Your task is to copy the listing exactly. Drop any pictures from the copy.
++++++
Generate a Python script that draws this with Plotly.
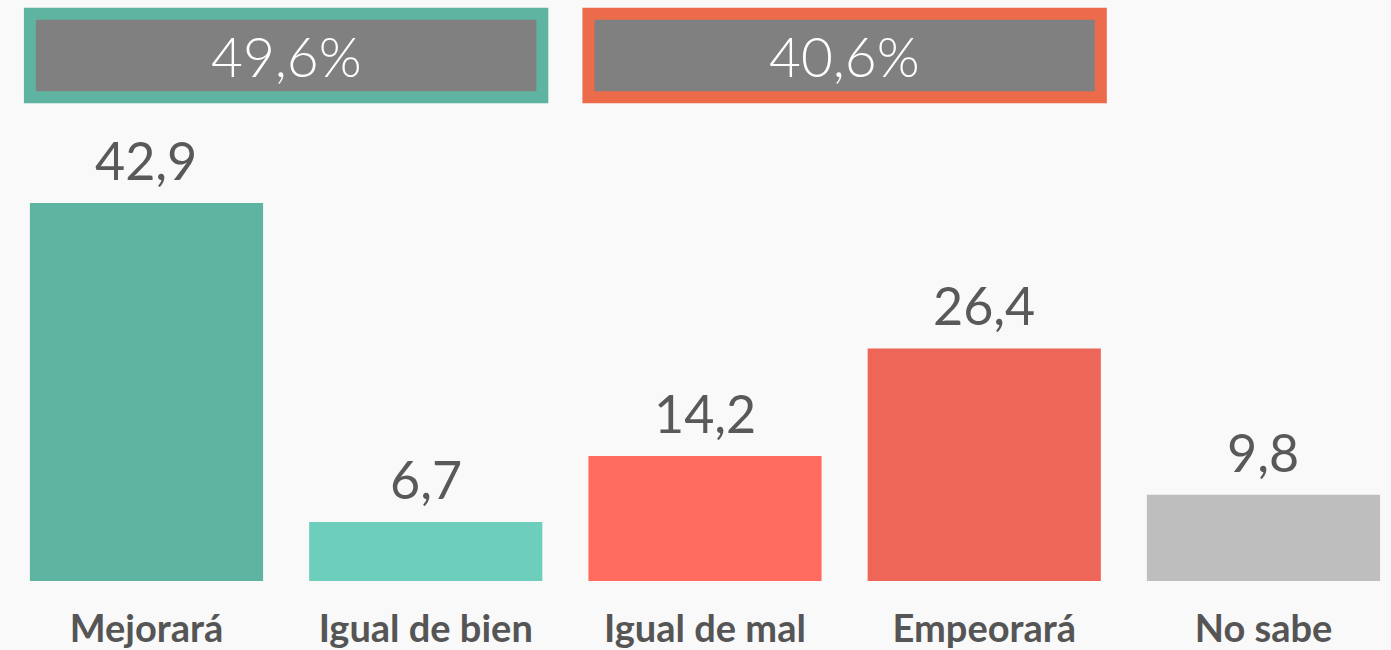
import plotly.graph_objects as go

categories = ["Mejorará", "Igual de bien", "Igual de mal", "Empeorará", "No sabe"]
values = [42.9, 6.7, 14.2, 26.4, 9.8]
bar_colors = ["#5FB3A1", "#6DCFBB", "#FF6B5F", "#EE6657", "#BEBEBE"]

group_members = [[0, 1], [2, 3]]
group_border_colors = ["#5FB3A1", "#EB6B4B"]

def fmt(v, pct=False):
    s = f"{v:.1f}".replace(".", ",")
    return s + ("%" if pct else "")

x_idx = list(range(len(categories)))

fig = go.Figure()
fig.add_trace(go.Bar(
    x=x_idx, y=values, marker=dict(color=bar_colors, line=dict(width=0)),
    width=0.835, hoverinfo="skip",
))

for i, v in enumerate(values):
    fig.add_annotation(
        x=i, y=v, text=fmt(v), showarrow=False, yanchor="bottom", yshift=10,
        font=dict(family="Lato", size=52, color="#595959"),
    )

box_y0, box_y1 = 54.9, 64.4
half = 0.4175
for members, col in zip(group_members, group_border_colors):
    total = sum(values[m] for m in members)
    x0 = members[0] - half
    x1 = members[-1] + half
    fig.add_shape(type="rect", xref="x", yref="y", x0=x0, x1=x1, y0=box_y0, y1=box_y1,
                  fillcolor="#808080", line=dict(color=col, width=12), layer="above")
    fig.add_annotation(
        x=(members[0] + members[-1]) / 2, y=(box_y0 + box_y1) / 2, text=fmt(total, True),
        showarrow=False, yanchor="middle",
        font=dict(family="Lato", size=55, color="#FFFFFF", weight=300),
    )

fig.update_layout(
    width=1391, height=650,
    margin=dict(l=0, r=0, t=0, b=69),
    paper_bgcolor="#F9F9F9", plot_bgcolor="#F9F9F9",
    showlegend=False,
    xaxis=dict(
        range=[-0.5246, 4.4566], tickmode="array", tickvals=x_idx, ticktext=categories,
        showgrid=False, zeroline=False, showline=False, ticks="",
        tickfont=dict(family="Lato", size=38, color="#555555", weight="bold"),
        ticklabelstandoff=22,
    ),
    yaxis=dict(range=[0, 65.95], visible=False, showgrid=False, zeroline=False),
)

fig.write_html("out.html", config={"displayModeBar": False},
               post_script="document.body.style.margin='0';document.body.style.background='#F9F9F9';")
++++++
(WRITTEN REPLY):
Generate a Python script that draws this with Plotly.
import plotly.graph_objects as go

categories = ["Mejorará", "Igual de bien", "Igual de mal", "Empeorará", "No sabe"]
values = [42.9, 6.7, 14.2, 26.4, 9.8]
bar_colors = ["#5FB3A1", "#6DCFBB", "#FF6B5F", "#EE6657", "#BEBEBE"]

group_members = [[0, 1], [2, 3]]
group_border_colors = ["#5FB3A1", "#EB6B4B"]

def fmt(v, pct=False):
    s = f"{v:.1f}".replace(".", ",")
    return s + ("%" if pct else "")

x_idx = list(range(len(categories)))

fig = go.Figure()
fig.add_trace(go.Bar(
    x=x_idx, y=values, marker=dict(color=bar_colors, line=dict(width=0)),
    width=0.835, hoverinfo="skip",
))

for i, v in enumerate(values):
    fig.add_annotation(
        x=i, y=v, text=fmt(v), showarrow=False, yanchor="bottom", yshift=10,
        font=dict(family="Lato", size=52, color="#595959"),
    )

box_y0, box_y1 = 54.9, 64.4
half = 0.4175
for members, col in zip(group_members, group_border_colors):
    total = sum(values[m] for m in members)
    x0 = members[0] - half
    x1 = members[-1] + half
    fig.add_shape(type="rect", xref="x", yref="y", x0=x0, x1=x1, y0=box_y0, y1=box_y1,
                  fillcolor="#808080", line=dict(color=col, width=12), layer="above")
    fig.add_annotation(
        x=(members[0] + members[-1]) / 2, y=(box_y0 + box_y1) / 2, text=fmt(total, True),
        showarrow=False, yanchor="middle",
        font=dict(family="Lato", size=55, color="#FFFFFF", weight=300),
    )

fig.update_layout(
    width=1391, height=650,
    margin=dict(l=0, r=0, t=0, b=69),
    paper_bgcolor="#F9F9F9", plot_bgcolor="#F9F9F9",
    showlegend=False,
    xaxis=dict(
        range=[-0.5246, 4.4566], tickmode="array", tickvals=x_idx, ticktext=categories,
        showgrid=False, zeroline=False, showline=False, ticks="",
        tickfont=dict(family="Lato", size=38, color="#555555", weight="bold"),
        ticklabelstandoff=22,
    ),
    yaxis=dict(range=[0, 65.95], visible=False, showgrid=False, zeroline=False),
)

fig.write_html("out.html", config={"displayModeBar": False},
               post_script="document.body.style.margin='0';document.body.style.background='#F9F9F9';")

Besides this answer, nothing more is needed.